Nose Jobs in the 19th Century

“The science of the nose has reached such perfection that it is now possible to modify or change the nose”

~Baroness Staffe,  My Lady’s Dressing Room 1892

This article follows on from a previous post in which I had promised to look into early rhinoplasty as described in My Lady’s Dressing Room. Disappointingly, Baroness Staff’s entry was slim. Her advice to people with big noses was to wear eyeglass frames (!) at night, and as much as possible during the day. An especially useful tip for those with crooked noses was to blow your nose out of the nostril on the defective side until it became perfectly straight. I am quite entranced by the idea of the ladies about town blowing one nostril in the hopes of creating the perfect profile. It reminds me of the hours I spent as a teenager, rowing-arms and chanting, “I must, I must, I must increase my bust”.

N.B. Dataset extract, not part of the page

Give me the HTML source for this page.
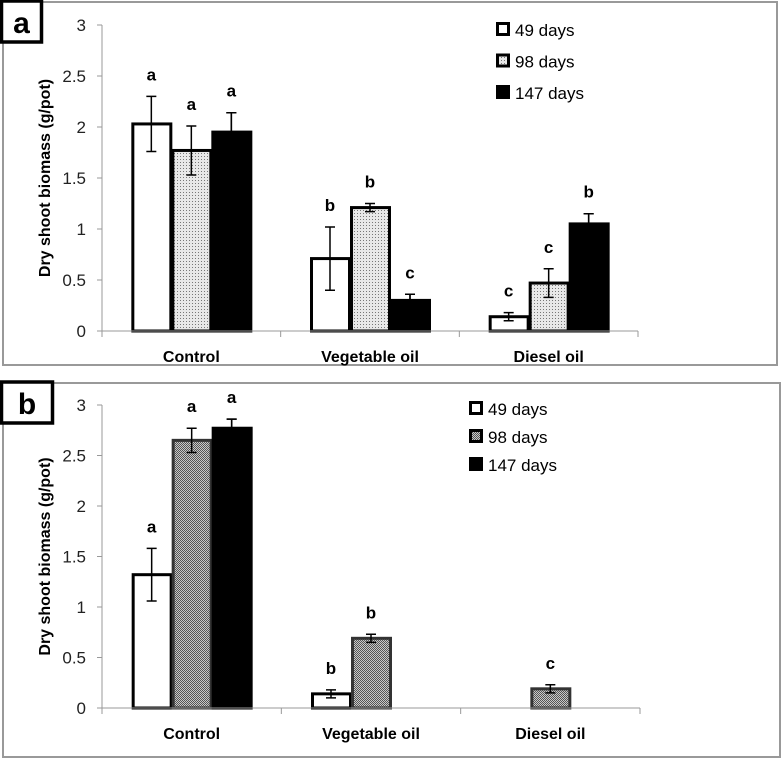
<!DOCTYPE html>
<html><head><meta charset="utf-8"><style>
body{margin:0;background:#fff;width:782px;height:760px;overflow:hidden}
svg{display:block;font-family:"Liberation Sans",sans-serif}
</style></head><body>
<svg id="c" width="782" height="760">
<defs>
<pattern id="dotA" width="3" height="3" patternUnits="userSpaceOnUse"><rect width="3" height="3" fill="#e8e8e8"/><rect width="1" height="1" fill="#777"/></pattern>
<pattern id="dotB" width="2" height="2" patternUnits="userSpaceOnUse"><rect width="2" height="2" fill="#c8c8c8"/><rect width="1" height="1" fill="#555"/><rect x="1" y="1" width="1" height="1" fill="#555"/></pattern>
</defs>
</svg>
<script>
const categories=["Control","Vegetable oil","Diesel oil"];
const seriesNames=["49 days","98 days","147 days"];
const ticks=[0,0.5,1,1.5,2,2.5,3];
const aValues=[[2.03,1.77,1.95],[0.71,1.21,0.30],[0.14,0.47,1.05]];
const aErrors=[[0.27,0.24,0.19],[0.31,0.04,0.06],[0.04,0.14,0.10]];
const aLetters=[["a","a","a"],["b","b","c"],["c","c","b"]];
const bValues=[[1.32,2.65,2.77],[0.14,0.69,0],[0,0.19,0]];
const bErrors=[[0.26,0.12,0.09],[0.04,0.04,0],[0,0.04,0]];
const bLetters=[["a","a","a"],["b","b",""],["","c",""]];
const NS="http://www.w3.org/2000/svg";
const svg=document.getElementById('c');
function mk(t,a,p){const e=document.createElementNS(NS,t);for(const k in a)e.setAttribute(k,a[k]);(p||svg).appendChild(e);return e;}
function panel(cfg){
  const g=mk('g',{});
  
  
  mk('rect',{x:cfg.fx,y:cfg.fy,width:cfg.fw,height:cfg.fh,fill:'none',stroke:'#999','stroke-width':2},g);
  const y=v=>cfg.y0-(v/3)*(cfg.y0-cfg.y3);
  const x0=102,x1=cfg.xe,cw=(x1-x0)/3;
  const ax=mk('line',{x1:x0,y1:cfg.y3,x2:x0,y2:cfg.y0,stroke:'#999','stroke-width':1},g);
  
  ticks.forEach(t=>{mk('line',{x1:x0-5,x2:x0,y1:y(t),y2:y(t),stroke:'#999'},g);
    const tx=mk('text',{x:86,y:y(t)+6,'text-anchor':'end','font-size':17,fill:'#222'},g);tx.textContent=t;
    });
  const yt=mk('text',{x:0,y:0,transform:`translate(50,${(cfg.y0+cfg.y3)/2}) rotate(-90)`,'text-anchor':'middle','font-size':16,'font-weight':'bold'},g);
  yt.textContent='Dry shoot biomass (g/pot)';
  const fills=['#fff',cfg.pat,'#000'];
  for(let i=0;i<=3;i++)mk('line',{x1:x0+i*cw,x2:x0+i*cw,y1:cfg.y0,y2:cfg.y0+6,stroke:'#999'},g);
  categories.forEach((c,ci)=>{
    const cx=x0+cw*(ci+0.5);
    const ct=mk('text',{x:cx,y:cfg.y0+31,'text-anchor':'middle','font-size':16,'font-weight':'bold'},g);ct.textContent=c;
    
    for(let s=0;s<3;s++){
      const v=cfg.vals[ci][s];const bx=cx-60+s*40;
      if(v>0){
        const r=mk('rect',{x:bx+1.5,y:y(v),width:38,height:cfg.y0-y(v),fill:fills[s],stroke:s==1&&cfg.id=='b'?'#333':'#000','stroke-width':3},g);
        
        const e=cfg.errs[ci][s];const ex=bx+20;const ec=s==2?'#000':'#000';
        if(e>0){mk('path',{d:`M${ex},${y(v-e)}V${y(v+e)}M${ex-5},${y(v+e)}H${ex+5}M${ex-5},${y(v-e)}H${ex+5}`,stroke:s==2?'#000':'#000','stroke-width':1.5,fill:'none'},g);
          if(s==2) mk('path',{d:`M${ex},${y(v)}V${y(v+e)}M${ex-5},${y(v+e)}H${ex+5}`,stroke:'#000','stroke-width':1.5},g);}
      }
      const L=cfg.lets[ci][s];
      if(L){const top=y(v+cfg.errs[ci][s]);const lt=mk('text',{x:bx+20,y:top-16,'text-anchor':'middle','font-size':17,'font-weight':'bold'},g);lt.textContent=L;
        }
    }
  });
  mk('line',{x1:x0,x2:x1,y1:cfg.y0,y2:cfg.y0,stroke:'#999'},g);
  seriesNames.forEach((n,i)=>{const ly=cfg.ly+i*cfg.lg;
    const lr=mk('rect',{x:cfg.lx+1.5,y:ly-6.5,width:11,height:11,fill:fills[i],stroke:'#000','stroke-width':3},g);
    
    const t=mk('text',{x:cfg.lx+19,y:ly+6,'font-size':17},g);t.textContent=n;
    });
  const bw=cfg.id=='a'?40:51;
  mk('rect',{x:1.5,y:cfg.fy-1,width:bw,height:41,fill:'#fff',stroke:'#000','stroke-width':3.5},g);
  const pl=mk('text',{x:1.5+bw/2,y:cfg.fy+31,'text-anchor':'middle','font-size':30,'font-weight':'bold'},g);pl.textContent=cfg.id;
  
}
panel({id:'a',fx:3,fy:2,fw:774,fh:363,y0:331,y3:25,xe:638,vals:aValues,errs:aErrors,lets:aLetters,pat:'url(#dotA)',lx:496,ly:30,lg:31.5});
panel({id:'b',fx:3,fy:383,fw:777,fh:374,y0:708,y3:405,xe:640,vals:bValues,errs:bErrors,lets:bLetters,pat:'url(#dotB)',lx:469,ly:409,lg:28});
</script>
</body></html>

She mentions the millionaires of New York changing their noses ‘into either Greek, Roman or Hebrew… by means of an instrument which they wear at night’. Now none of this sounds like a real nose job but the surgeons of the day were, however, performing them. The pictures on the top left and immediate right are from Meyers Encyclpaedia of 1890. They show how skin harvested from the forehead covered the new nose. New cartilage came from the eighth rib.

The Oxford War Primer was the handbook doctors were given as they set off for the front in The Great War in 1915. The book details unbelievably grim facial injuries that soldiers sustained in the trenches. While the authors do mention the reconstructive surgery, in most cases prosthetic noses were recommended over the surgery. An entire industry developed around creating faces for these poor young men. French sculptors, in particular, made astonishingly life-like copper facial prosthetics to cover horrific wounds.  For more information on the Tin Nose Shop, click here 

A copper facial prosthesis made after World War 1

Copper faces for broken men is a world away from my dodgy bathroom in Johannesburg but you never do know where a story will take you. And I’m not sure how many millionaires were having their noses reshaped in the 19th century but certainly the techniques that the surgeons were learning came into their own 22 years after the adaptation of My Lady’s Dressing Room for the American sophisticate.